▶ [Aim] The lines to extract run from the start of the records through the line with "(0,5) -- (966,5);", both ends included; drop the pictures.

▶ [Source code of charts]

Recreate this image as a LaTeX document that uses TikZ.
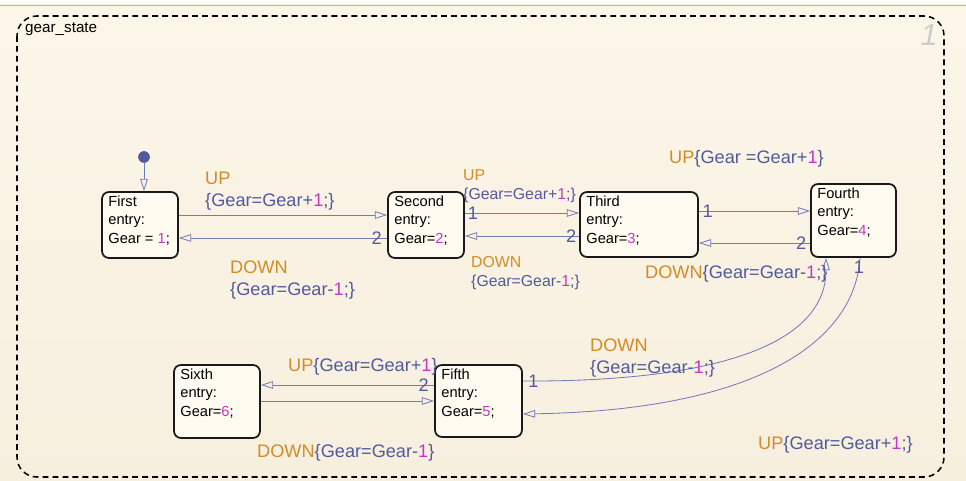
\documentclass[tikz,border=0pt]{standalone}
\usepackage{fontspec}
\setmainfont{Liberation Sans}
\usetikzlibrary{arrows.meta,fit}

\definecolor{chartbg}{RGB}{247,239,222}
\definecolor{charttop}{RGB}{252,246,233}
\definecolor{boxfill}{RGB}{255,251,241}
\definecolor{evcol}{RGB}{212,139,36}
\definecolor{actcol}{RGB}{82,90,158}
\definecolor{numcol}{RGB}{200,52,196}
\definecolor{wirecol}{RGB}{116,121,184}

\newcommand{\evt}[1]{\textcolor{evcol}{#1}}
\newcommand{\actn}[1]{\textcolor{actcol}{#1}}
\newcommand{\gnum}[1]{\textcolor{numcol}{#1}}

\tikzset{
    gearbox/.style={draw=black!90, line width=1.5pt, rounded corners=6pt, fill=boxfill, inner sep=0pt},
    boxtext/.style={anchor=north west, align=left, inner xsep=6pt, inner ysep=3.5pt, font=\fontsize{12.5}{16}\selectfont},
    trans/.style={draw=wirecol, line width=0.7pt, -{Triangle[open, length=10.5pt, width=6.5pt]}},
    tnum/.style={text=actcol, font=\fontsize{15.5}{15.5}\selectfont, inner sep=0pt},
    lbl/.style={anchor=west, align=left, inner sep=0pt, font=\fontsize{15.5}{18.8}\selectfont},
    lblsmall/.style={lbl, font=\fontsize{13.5}{16.2}\selectfont}
}

\begin{document}
\begin{tikzpicture}[x=0.03cm, y=-0.03cm]
    \useasboundingbox (0,0) rectangle (966,481);

    % --- BACKGROUND ---
    \fill[white] (0,0) rectangle (966,481);
    \shade[top color=charttop, bottom color=chartbg] (0,5) rectangle (966,481);
    \draw[gray!60, line width=0.8pt] (0,5) -- (966,5);

    % --- CHART FRAME ---
    \draw[line width=1.3pt, dash pattern=on 5pt off 3.5pt, rounded corners=17pt]
        (17,16) rectangle (944,477);
    \node[anchor=west, inner sep=0pt, font=\fontsize{13}{13}\selectfont] (chartname) at (25,29) {gear\_state};
    \node[text=gray!40, font=\fontsize{26}{26}\selectfont\itshape] (chartno) at (929,35) {1};

    % --- STATES ---
    \node[gearbox, fit={(102,192) (178,258)}] (first) {};
    \node[boxtext] (firsttxt) at (first.north west) {First\\entry:\\Gear = \gnum{1};};

    \node[gearbox, fit={(388,192) (464,258)}] (second) {};
    \node[boxtext] (secondtxt) at (second.north west) {Second\\entry:\\Gear=\gnum{2};};

    \node[gearbox, fit={(580,192) (698,257)}] (third) {};
    \node[boxtext] (thirdtxt) at (third.north west) {Third\\entry:\\Gear=\gnum{3};};

    \node[gearbox, fit={(811,184) (896,257)}] (fourth) {};
    \node[boxtext] (fourthtxt) at (fourth.north west) {Fourth\\entry:\\Gear=\gnum{4};};

    \node[gearbox, fit={(435,365) (522,437)}] (fifth) {};
    \node[boxtext] (fifthtxt) at (fifth.north west) {Fifth\\entry:\\Gear=\gnum{5};};

    \node[gearbox, fit={(174,365) (260,438)}] (sixth) {};
    \node[boxtext] (sixthtxt) at (sixth.north west) {Sixth\\entry:\\Gear=\gnum{6};};

    % default transition
    \node[circle, fill=actcol, inner sep=0pt, minimum size=10pt] (init) at (144,157) {};
    \draw[trans] (init) -- (first.north -| init);

    % --- TRANSITIONS ---
    \draw[trans] (first.east |- 0,215) -- (second.west |- 0,215);
    \draw[trans] (second.west |- 0,238) -- node[tnum, pos=0.05] {2} (first.east |- 0,238);

    \draw[trans] (second.east |- 0,213) -- node[tnum, pos=0.07] {1} (third.west |- 0,213);
    \draw[trans] (third.west |- 0,236) -- node[tnum, pos=0.07] {2} (second.east |- 0,236);

    \draw[trans] (third.east |- 0,211) -- node[tnum, pos=0.08] {1} (fourth.west |- 0,211);
    \draw[trans] (fourth.west |- 0,243) -- node[tnum, pos=0.08] {2} (third.east |- 0,243);

    \draw[trans] (fifth.east |- 0,381) .. controls (700,382) and (826,350) ..
        node[tnum, pos=0.02] {1} (fourth.south -| 826,0);
    \draw[trans] (fourth.south -| 860,0) .. controls (855,340) and (760,410) ..
        node[tnum, pos=0.04] {1} (fifth.east |- 0,414);

    \draw[trans] (fifth.west |- 0,385) -- node[tnum, pos=0.06] {2} (sixth.east |- 0,385);
    \draw[trans] (sixth.east |- 0,401) -- (fifth.west |- 0,401);

    % --- LABELS ---
    \node[lbl] (up12) at (205,191) {\evt{UP}\\\actn{\{Gear=Gear+}\gnum{1}\actn{;\}}};
    \node[lbl] (down21) at (230,280.5) {\evt{DOWN}\\\actn{\{Gear=Gear-}\gnum{1}\actn{;\}}};
    \node[lblsmall] (up23) at (463,186.5) {\evt{UP}\\\actn{\{Gear=Gear+}\gnum{1}\actn{;\}}};
    \node[lblsmall] (down32) at (471,273.5) {\evt{DOWN}\\\actn{\{Gear=Gear-}\gnum{1}\actn{;\}}};
    \node[lbl] (up34) at (669,159) {\evt{UP}\actn{\{Gear =Gear+}\gnum{1}\actn{\}}};
    \node[lbl] (down43) at (645,274) {\evt{DOWN}\actn{\{Gear=Gear-}\gnum{1}\actn{;\}}};
    \node[lbl] (down54) at (590,358) {\evt{DOWN}\\\actn{\{Gear=Gear-}\gnum{1}\actn{;\}}};
    \node[lbl] (up45) at (758,445) {\evt{UP}\actn{\{Gear=Gear+}\gnum{1}\actn{;\}}};
    \node[lbl] (up56) at (288,367) {\evt{UP}\actn{\{Gear=Gear+}\gnum{1}\actn{\}}};
    \node[lbl] (down65) at (257,453) {\evt{DOWN}\actn{\{Gear=Gear-}\gnum{1}\actn{\}}};
\end{tikzpicture}
\end{document}
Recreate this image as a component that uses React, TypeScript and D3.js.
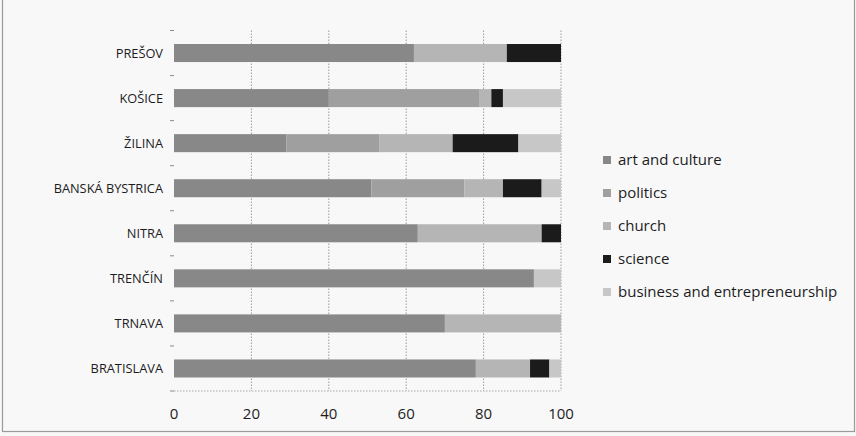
import { useEffect, useRef } from 'react';
import * as d3 from 'd3';

const CITIES = ['PREŠOV', 'KOŠICE', 'ŽILINA', 'BANSKÁ BYSTRICA', 'NITRA', 'TRENČÍN', 'TRNAVA', 'BRATISLAVA'];
const SERIES = ['art and culture', 'politics', 'church', 'science', 'business and entrepreneurship'];

// shares in %, one entry per city (same order as CITIES)
const ART = [62, 40, 29, 51, 63, 93, 70, 78];
const POLITICS = [0, 39, 24, 24, 0, 0, 0, 0];
const CHURCH = [24, 3, 19, 10, 32, 0, 30, 14];
const SCIENCE = [14, 3, 17, 10, 5, 0, 0, 5];
const BUSINESS = [0, 15, 11, 5, 0, 7, 0, 3];

const TICKS = [0, 20, 40, 60, 80, 100];
const COLORS = ['#888888', '#9f9f9f', '#b5b5b5', '#1b1b1b', '#c7c7c7'];

export default function App() {
  const svgRef = useRef<SVGSVGElement>(null);

  useEffect(() => {
    const el = svgRef.current;
    if (!el) return;
    const svg = d3.select(el);
    svg.selectAll('*').remove();

    const W = 856;
    const H = 436;
    const margin = { top: 30.5, left: 174, right: 295, bottom: 45 };

    const rows = CITIES.map((c, i) => ({
      city: c,
      values: [ART[i], POLITICS[i], CHURCH[i], SCIENCE[i], BUSINESS[i]],
    }));

    const x = d3.scaleLinear().domain([0, 100]).range([margin.left, W - margin.right]);
    const y = d3.scaleBand<string>().domain(CITIES).range([margin.top, H - margin.bottom]).paddingInner(0.6).paddingOuter(0.3);

    // background + frame
    svg.append('rect').attr('x', 0).attr('y', 0).attr('width', W).attr('height', H).attr('fill', '#f8f8f9');
    svg.append('rect')
      .attr('x', 2.5).attr('y', -3).attr('width', W - 4).attr('height', H - 1.5)
      .attr('fill', 'none').attr('stroke', '#9a9a9a').attr('stroke-width', 1.2);

    // vertical grid
    svg.append('g').selectAll('line').data(TICKS.slice(1)).join('line')
      .attr('x1', (d) => x(d)).attr('x2', (d) => x(d))
      .attr('y1', margin.top).attr('y2', H - margin.bottom)
      .attr('stroke', '#9c9c9c').attr('stroke-width', 1).attr('stroke-dasharray', '1.5,1.5');

    // bottom axis line (dotted)
    svg.append('line')
      .attr('x1', x(0)).attr('x2', x(100))
      .attr('y1', H - margin.bottom).attr('y2', H - margin.bottom)
      .attr('stroke', '#a8a8a8').attr('stroke-dasharray', '1.5,1.5');

    // left axis ticks at category boundaries
    const step = y.step();
    const bounds = d3.range(CITIES.length + 1).map((i) => margin.top + i * step);
    svg.append('g').selectAll('line').data(bounds).join('line')
      .attr('x1', x(0) - 4).attr('x2', x(0))
      .attr('y1', (d) => d).attr('y2', (d) => d)
      .attr('stroke', '#8a8a8a');

    // stacked bars
    const stack = d3.stack<{ city: string; values: number[] }, number>()
      .keys(d3.range(SERIES.length))
      .value((d, k) => d.values[k]);
    const layers = stack(rows);

    svg.append('g').selectAll('g').data(layers).join('g')
      .attr('fill', (d) => COLORS[d.key])
      .selectAll('rect').data((d) => d).join('rect')
      .attr('x', (d) => x(d[0]))
      .attr('width', (d) => x(d[1]) - x(d[0]))
      .attr('y', (d) => y(d.data.city)!)
      .attr('height', y.bandwidth());

    // category labels
    svg.append('g').selectAll('text').data(CITIES).join('text')
      .attr('x', x(0) - 11)
      .attr('y', (d) => y(d)! + y.bandwidth() / 2)
      .attr('dy', '0.35em')
      .attr('text-anchor', 'end')
      .attr('font-family', "'Open Sans', sans-serif")
      .attr('font-size', '12.8px')
      .attr('fill', '#1c1c1c')
      .text((d) => d);

    // x tick labels
    svg.append('g').selectAll('text').data(TICKS).join('text')
      .attr('x', (d) => x(d))
      .attr('y', H - margin.bottom + 23)
      .attr('dy', '0.35em')
      .attr('text-anchor', 'middle')
      .attr('font-family', "'Open Sans', sans-serif")
      .attr('font-size', '15px')
      .attr('fill', '#1c1c1c')
      .text((d) => d);

    // legend
    const legend = svg.append('g').attr('transform', 'translate(603,160)');
    const items = legend.selectAll('g').data(SERIES).join('g')
      .attr('transform', (_d, i) => `translate(0,${i * 33})`);
    items.append('rect')
      .attr('x', 0).attr('y', -4).attr('width', 8).attr('height', 8)
      .attr('fill', (_d, i) => COLORS[i]);
    items.append('text')
      .attr('x', 15).attr('y', 0).attr('dy', '0.35em')
      .attr('font-family', "'Open Sans', sans-serif")
      .attr('font-size', '15px')
      .attr('fill', '#1c1c1c')
      .text((d) => d);
  }, []);

  return (
    <svg ref={svgRef} width={856} height={436} style={{ position: 'absolute', left: 0, top: 0 }} />
  );
}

▶ [In response]
Recreate this image as a LaTeX document that uses TikZ.
\documentclass[tikz,border=0pt]{standalone}
\usepackage{fontspec}
\setmainfont{Liberation Sans}
\usetikzlibrary{arrows.meta,fit}

\definecolor{chartbg}{RGB}{247,239,222}
\definecolor{charttop}{RGB}{252,246,233}
\definecolor{boxfill}{RGB}{255,251,241}
\definecolor{evcol}{RGB}{212,139,36}
\definecolor{actcol}{RGB}{82,90,158}
\definecolor{numcol}{RGB}{200,52,196}
\definecolor{wirecol}{RGB}{116,121,184}

\newcommand{\evt}[1]{\textcolor{evcol}{#1}}
\newcommand{\actn}[1]{\textcolor{actcol}{#1}}
\newcommand{\gnum}[1]{\textcolor{numcol}{#1}}

\tikzset{
    gearbox/.style={draw=black!90, line width=1.5pt, rounded corners=6pt, fill=boxfill, inner sep=0pt},
    boxtext/.style={anchor=north west, align=left, inner xsep=6pt, inner ysep=3.5pt, font=\fontsize{12.5}{16}\selectfont},
    trans/.style={draw=wirecol, line width=0.7pt, -{Triangle[open, length=10.5pt, width=6.5pt]}},
    tnum/.style={text=actcol, font=\fontsize{15.5}{15.5}\selectfont, inner sep=0pt},
    lbl/.style={anchor=west, align=left, inner sep=0pt, font=\fontsize{15.5}{18.8}\selectfont},
    lblsmall/.style={lbl, font=\fontsize{13.5}{16.2}\selectfont}
}

\begin{document}
\begin{tikzpicture}[x=0.03cm, y=-0.03cm]
    \useasboundingbox (0,0) rectangle (966,481);

    % --- BACKGROUND ---
    \fill[white] (0,0) rectangle (966,481);
    \shade[top color=charttop, bottom color=chartbg] (0,5) rectangle (966,481);
    \draw[gray!60, line width=0.8pt] (0,5) -- (966,5);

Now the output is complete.